Right now of course this isn't a problem because AMD's B3 chips don't have much headroom and the current triple cores are not being released at higher clocks. But, if triple cores were pushing faster than 3.33Ghz in, say, Q1 2009 what would Intel do? They could up the clock on their dual cores or eat crow and release triple cores of their own. Some suggest that Intel is secretly overrating the TDP limits of its 45nm chips. This presumably would mean that Intel would only have to change the labels to fix the problem. I'm not sure this has any truth to it because while the chips will indeed clock higher the quad TDP ratings seem to match the dual core TDP ratings. So, there is no evidence that Intel is derating its chips. Or perhaps I should clarify that by saying that there is no evidence that Intel is derating the quad chips; the duals do indeed seem capable of clocking higher while staying within the socket limits.
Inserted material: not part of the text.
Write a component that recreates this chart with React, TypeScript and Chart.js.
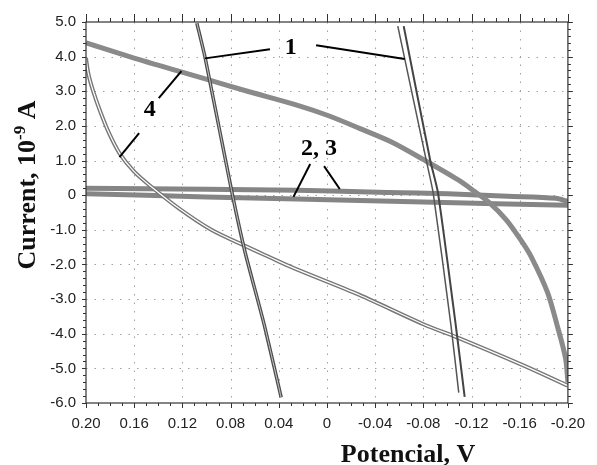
import React, { useEffect, useRef } from "react";
import { Chart, registerables } from "chart.js";

Chart.register(...registerables);

// ---- Data (Potencial, V  /  Current, 10^-9 A) ----
// Curve 1, left steep loop
const c1aV = [0.108, 0.101, 0.0784, 0.068, 0.052, 0.038];
const c1aI = [4.97, 3.95, 0.0, -1.64, -3.75, -5.84];
// Curve 1, right steep loop (two traces)
const c1bLV = [-0.0588, -0.0824, -0.0882, -0.1029, -0.1094];
const c1bLI = [4.88, 1.01, 0.06, -3.75, -5.7];
const c1bRV = [-0.0637, -0.0857, -0.0922, -0.1069, -0.1143];
const c1bRI = [4.88, 1.01, 0.06, -3.75, -5.82];
// Curve 2 (lower band)
const c2V = [0.2, 0.1, 0.025, -0.08, -0.2];
const c2I = [0.04, -0.05, -0.11, -0.2, -0.29];
// Curve 3 (upper band)
const c3V = [0.2, 0.1, 0.025, -0.05, -0.1, -0.15, -0.19, -0.2];
const c3I = [0.2, 0.17, 0.14, 0.08, 0.04, -0.03, -0.09, -0.18];
// Curve 4 upper branch
const c4uV = [0.2, 0.162, 0.121, 0.101, 0.066, 0.025, -0.0008, -0.027, -0.054, -0.081, -0.109, -0.122, -0.135, -0.149, -0.162, -0.17, -0.183, -0.191, -0.198, -0.2];
const c4uI = [4.4, 3.98, 3.56, 3.36, 3.0, 2.6, 2.3, 1.93, 1.53, 1.01, 0.44, 0.12, -0.22, -0.72, -1.35, -1.81, -2.8, -3.75, -4.7, -5.4];
// Curve 4 lower branch
const c4lV = [0.2, 0.198, 0.194, 0.188, 0.181, 0.172, 0.16, 0.145, 0.123, 0.096, 0.069, 0.047, 0.028, -0.027, -0.081, -0.109, -0.162, -0.2];
const c4lI = [3.95, 3.5, 3.0, 2.4, 1.8, 1.2, 0.68, 0.22, -0.38, -1.0, -1.45, -1.8, -2.1, -2.88, -3.74, -4.12, -4.9, -5.5];

// Annotations
const labelText = ["1", "4", "2, 3"];
const labelV = [0.03, 0.147, 0.0065];
const labelI = [4.25, 2.46, 1.33];
const leaderFromV = [0.0473, 0.009, 0.1396, 0.1559, 0.0139, 0.0024];
const leaderFromI = [4.21, 4.33, 2.8, 1.79, 0.9, 0.84];
const leaderToV = [0.1012, -0.0645, 0.1208, 0.1722, 0.0278, -0.0106];
const leaderToI = [3.95, 3.93, 3.58, 1.1, -0.05, 0.18];

// Axes
const xMin = -0.2, xMax = 0.2, xStep = 0.04, xMinor = 0.01;
const yMin = -6, yMax = 5, yStep = 1, yMinor = 0.2;
const xTitle = "Potencial, V";
const yTitleMain = "Current, 10";
const yTitleSup = "-9";
const yTitleEnd = " A";

const pts = (v: number[], i: number[]) => v.map((x, k) => ({ x, y: i[k] }));

const decoPlugin = {
  id: "deco",
  beforeDatasetsDraw(chart: any) {
    const { ctx, chartArea: a, scales } = chart;
    const x = scales.x, y = scales.y;
    ctx.save();
    ctx.strokeStyle = "#a0a0a0";
    ctx.lineWidth = 1;
    ctx.setLineDash([1.5, 7]);
    x.ticks.forEach((t: any) => {
      const px = Math.round(x.getPixelForValue(t.value)) + 0.5;
      if (px < a.left + 2 || px > a.right - 2) return;
      ctx.beginPath();
      ctx.moveTo(px, a.top);
      ctx.lineTo(px, a.bottom);
      ctx.stroke();
    });
    y.ticks.forEach((t: any) => {
      const py = Math.round(y.getPixelForValue(t.value)) + 0.5;
      if (py < a.top + 2 || py > a.bottom - 2) return;
      ctx.beginPath();
      ctx.moveTo(a.left, py);
      ctx.lineTo(a.right, py);
      ctx.stroke();
    });
    ctx.restore();
  },
  afterDatasetsDraw(chart: any) {
    const { ctx, chartArea: a, scales } = chart;
    const x = scales.x, y = scales.y;
    ctx.save();
    // frame
    ctx.strokeStyle = "#333";
    ctx.lineWidth = 1.2;
    ctx.strokeRect(a.left, a.top, a.right - a.left, a.bottom - a.top);
    // ticks
    ctx.lineWidth = 1;
    const nx = Math.round((xMax - xMin) / xMinor);
    for (let k = 0; k <= nx; k++) {
      const v = xMin + k * xMinor;
      const major = k % Math.round(xStep / xMinor) === 0;
      const px = Math.round(x.getPixelForValue(v)) + 0.5;
      ctx.beginPath();
      ctx.moveTo(px, a.top);
      ctx.lineTo(px, a.top - (major ? 8 : 4));
      ctx.moveTo(px, a.bottom);
      ctx.lineTo(px, a.bottom + (major ? 5 : 3));
      ctx.stroke();
    }
    const ny = Math.round((yMax - yMin) / yMinor);
    for (let k = 0; k <= ny; k++) {
      const v = yMin + k * yMinor;
      const major = k % Math.round(yStep / yMinor) === 0;
      const py = Math.round(y.getPixelForValue(v)) + 0.5;
      ctx.beginPath();
      ctx.moveTo(a.left, py);
      ctx.lineTo(a.left - (major ? 4 : 3), py);
      ctx.moveTo(a.right, py);
      ctx.lineTo(a.right + (major ? 5 : 3), py);
      ctx.stroke();
    }
    // leaders
    ctx.strokeStyle = "#000";
    ctx.lineWidth = 2;
    for (let k = 0; k < leaderFromV.length; k++) {
      ctx.beginPath();
      ctx.moveTo(x.getPixelForValue(leaderFromV[k]), y.getPixelForValue(leaderFromI[k]));
      ctx.lineTo(x.getPixelForValue(leaderToV[k]), y.getPixelForValue(leaderToI[k]));
      ctx.stroke();
    }
    // labels
    ctx.fillStyle = "#000";
    ctx.font = "bold 24px 'Liberation Serif'";
    ctx.textAlign = "center";
    ctx.textBaseline = "middle";
    for (let k = 0; k < labelText.length; k++) {
      ctx.fillText(labelText[k], x.getPixelForValue(labelV[k]), y.getPixelForValue(labelI[k]));
    }
    // axis titles
    ctx.fillStyle = "#111";
    ctx.textBaseline = "alphabetic";
    ctx.font = "bold 26px 'Liberation Serif'";
    ctx.textAlign = "center";
    ctx.fillText(xTitle, 408, 462);
    ctx.save();
    ctx.translate(35, 185);
    ctx.rotate(-Math.PI / 2);
    ctx.textAlign = "left";
    const w1 = ctx.measureText(yTitleMain).width;
    const w3 = ctx.measureText(yTitleEnd).width;
    ctx.font = "bold 17px 'Liberation Serif'";
    const w2 = ctx.measureText(yTitleSup).width;
    let cx = -(w1 + w2 + w3) / 2;
    ctx.font = "bold 26px 'Liberation Serif'";
    ctx.fillText(yTitleMain, cx, 0);
    cx += w1;
    ctx.font = "bold 17px 'Liberation Serif'";
    ctx.fillText(yTitleSup, cx, -10);
    cx += w2;
    ctx.font = "bold 26px 'Liberation Serif'";
    ctx.fillText(yTitleEnd, cx, 0);
    ctx.restore();
    ctx.restore();
  },
};

const line = (data: any, color: string, width: number, order: number, tension = 0) => ({
  data,
  showLine: true,
  borderColor: color,
  borderWidth: width,
  pointRadius: 0,
  tension,
  order,
  fill: false,
});

export default function App() {
  const ref = useRef<HTMLCanvasElement>(null);
  useEffect(() => {
    if (!ref.current) return;
    const chart = new Chart(ref.current, {
      type: "scatter",
      data: {
        datasets: [
          line(pts(c3V, c3I), "#858585", 5, 9, 0.3),
          line(pts(c2V, c2I), "#858585", 5, 9, 0.3),
          line(pts(c4uV, c4uI), "#8a8a8a", 5, 8, 0.3),
          line(pts(c4lV, c4lI), "#777777", 4, 7, 0.3),
          line(pts(c4lV, c4lI), "#ffffff", 1.2, 6, 0.3),
          line(pts(c1aV, c1aI), "#4d4d4d", 3.5, 5, 0.2),
          line(pts(c1aV, c1aI), "#c8c8c8", 1, 4, 0.2),
          line(pts(c1bLV, c1bLI), "#555555", 1.5, 3, 0.2),
          line(pts(c1bRV, c1bRI), "#444444", 2, 2, 0.2),
        ] as any,
      },
      options: {
        animation: false,
        responsive: false,
        events: [],
        layout: { padding: { top: 22, right: 21, left: 0, bottom: 0 } },
        plugins: { legend: { display: false }, tooltip: { enabled: false } },
        scales: {
          x: {
            type: "linear",
            min: xMin,
            max: xMax,
            reverse: true,
            afterFit: (s: any) => { s.height = 62; },
            grid: { display: false, drawTicks: false },
            border: { display: false },
            ticks: {
              stepSize: xStep,
              padding: 12,
              color: "#222",
              font: { family: "'Liberation Sans'", size: 15 },
              callback: (v: any) => (Math.abs(v) < 1e-9 ? "0" : Number(v).toFixed(2)),
            },
          },
          y: {
            type: "linear",
            min: yMin,
            max: yMax,
            afterFit: (s: any) => { s.width = 86; },
            grid: { display: false, drawTicks: false },
            border: { display: false },
            ticks: {
              stepSize: yStep,
              padding: 10,
              color: "#222",
              font: { family: "'Liberation Sans'", size: 15 },
              callback: (v: any) => (Math.abs(v) < 1e-9 ? "0" : Number(v).toFixed(1)),
            },
          },
        },
      },
      plugins: [decoPlugin],
    } as any);
    return () => chart.destroy();
  }, []);
  return (
    <div style={{ position: "fixed", left: 0, top: 0, width: 597, height: 465, background: "#fff" }}>
      <canvas ref={ref} width={597} height={465} style={{ width: 597, height: 465, display: "block" }} />
    </div>
  );
}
Of course, AMD may not be much competition in the near term. AMD might need high-K to actually pose any threat and by that time Intel will be close to or already producing 32nm. Then again, perhaps Nehalem is much better than has been suggested. I'm a bit divided about the direction that Intel has gone with Nehalem. The IMC is a great idea as is QP. And, putting the loop buffer after the decoding stage does seem like an improvement and probably a lot better than the trace cache on P4. I had been wondering how Intel was going to make SMT work without the old trace cache and this seems to be the answer. But, I still have doubts. The IMC is good but in terms of the benchmarks it seems like a lot of this will be traded off with less use of prefetching with the smaller cache. In terms of real performance this is an improvement but I wonder how it will be on the artificial benchmarks that Intel has been so fond of. Secondly, SMT seems to be one of those ideas that looks great on paper but not in practice. Most likely this was added to give Intel some greater hitting power versus Sun's strongly threaded Niagara. And, it probably will.

The problem is that as a programmer you can't really program for SMT. If you only have one application running then this can work. However, as soon as you run other applications the processor state changes and you can find yourself running slower with SMT instead of faster due to things like sharing buffers, cache, and branch prediction. And, these days with virtualiztion moving up it becomes more and more likely that servers will be running not just multiple applications but multiple OS's as well. This simply cannot be optimized at compile time. Without some method of changing the SMT profile at runtime I can't see how this would work. It seems more likely that SMT will end being an option that most server managers leave turned off. Curiously, AMD seems to be one who is moving towards dynamic load profiling but it has never given any indication that it is interested in SMT. Intel has a tough path to follow trying to make Xeon competitive with Opteron but not so good that it kills Itanium. Once Xeon has 256 bit SSE Itanium will be holding on by only an artificial RAS differentiation. But RAS will undoubtedly become more and more robust in x86 server processors. As bad as Nehalem might be for Itanium it is most certainly what Intel needs for Xeon. I'm eager to see the benchmarks to find out if it is good for the desktop as well.